#### [What is needed]
Give the count of lines that include the string "matplotlib". Add nothing to it.

#### [Information supplied]
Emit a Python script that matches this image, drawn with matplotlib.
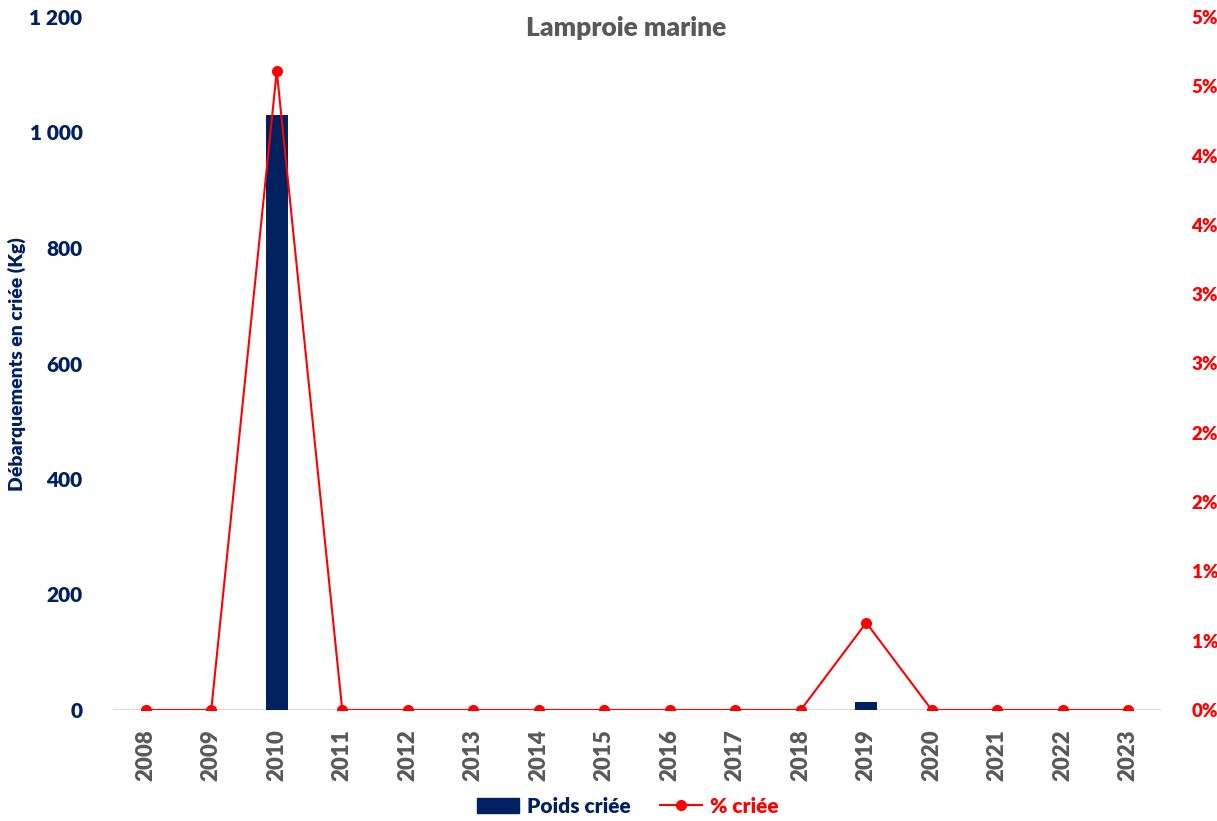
import math
import numpy as np
import matplotlib.pyplot as plt
from matplotlib.lines import Line2D
from matplotlib.patches import Patch
from matplotlib.ticker import FuncFormatter, MultipleLocator

plt.rcParams['font.family'] = ['Lato', 'DejaVu Sans']

years = [str(y) for y in range(2008, 2024)]
poids_criee = [0, 0, 1030, 0, 0, 0, 0, 0, 0, 0, 0, 14, 0, 0, 0, 0]
pct_criee = [0, 0, 4.61, 0, 0, 0, 0, 0, 0, 0, 0, 0.63, 0, 0, 0, 0]

NAVY = '#002060'
RED = '#ff0000'
GREY = '#595959'
W = 'heavy'


def main():
    fig = plt.figure(figsize=(12.17, 8.21), dpi=100)
    ax = fig.add_axes([113 / 1217, 111 / 821, (1161 - 113) / 1217, (710 - 17) / 821])
    ax2 = ax.twinx()

    x = np.arange(len(years))
    ax.bar(x, poids_criee, width=0.34, color=NAVY, zorder=2)
    ax2.plot(x, pct_criee, color=RED, lw=1.5, marker='o', ms=7, zorder=3)

    ax.set_xlim(-0.5, len(years) - 0.5)
    ax.set_ylim(0, 1200)
    ax2.set_ylim(0, 5)
    ax.yaxis.set_major_locator(MultipleLocator(200))
    ax2.yaxis.set_major_locator(MultipleLocator(0.5))

    ax.yaxis.set_major_formatter(FuncFormatter(lambda v, p: f"{int(v):,}".replace(',', ' ')))
    ax2.yaxis.set_major_formatter(FuncFormatter(lambda v, p: f"{math.floor(v + 0.5)}%"))

    ax.set_xticks(x)
    ax.set_xticklabels(years, rotation=90, color=GREY, fontsize=16, fontweight=W)

    for a in (ax, ax2):
        for s in a.spines.values():
            s.set_visible(False)
    ax.axhline(0, color='#d9d9d9', lw=1.5, zorder=1)

    ax.tick_params(axis='x', length=0, pad=14)
    ax.tick_params(axis='y', length=0, labelcolor=NAVY, labelsize=15, pad=22)
    ax2.tick_params(axis='y', length=0, labelcolor=RED, labelsize=13.5, pad=22)
    for lbl in ax.get_yticklabels() + ax2.get_yticklabels():
        lbl.set_fontweight(W)

    fig.text(17 / 1217, 1 - 364 / 821, 'Débarquements en criée (Kg)', rotation=90,
             ha='center', va='center', color=NAVY, fontsize=14, fontweight=W)
    fig.text(626 / 1217, 1 - 28 / 821, 'Lamproie marine', ha='center', va='center',
             color=GREY, fontsize=19, fontweight=W)

    handles = [Patch(color=NAVY), Line2D([0], [0], color=RED, lw=1.5, marker='o', ms=7)]
    leg = fig.legend(handles, ['Poids criée', '% criée'], loc='center',
                     bbox_to_anchor=(628 / 1217, 1 - 806 / 821), ncol=2, frameon=False,
                     prop={'weight': W, 'size': 15}, handlelength=2.0,
                     columnspacing=1.4, handletextpad=0.4)
    for t, c in zip(leg.get_texts(), [NAVY, RED]):
        t.set_color(c)

    fig.savefig('out.png', dpi=100)


if __name__ == '__main__':
    main()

#### [Task answer]
5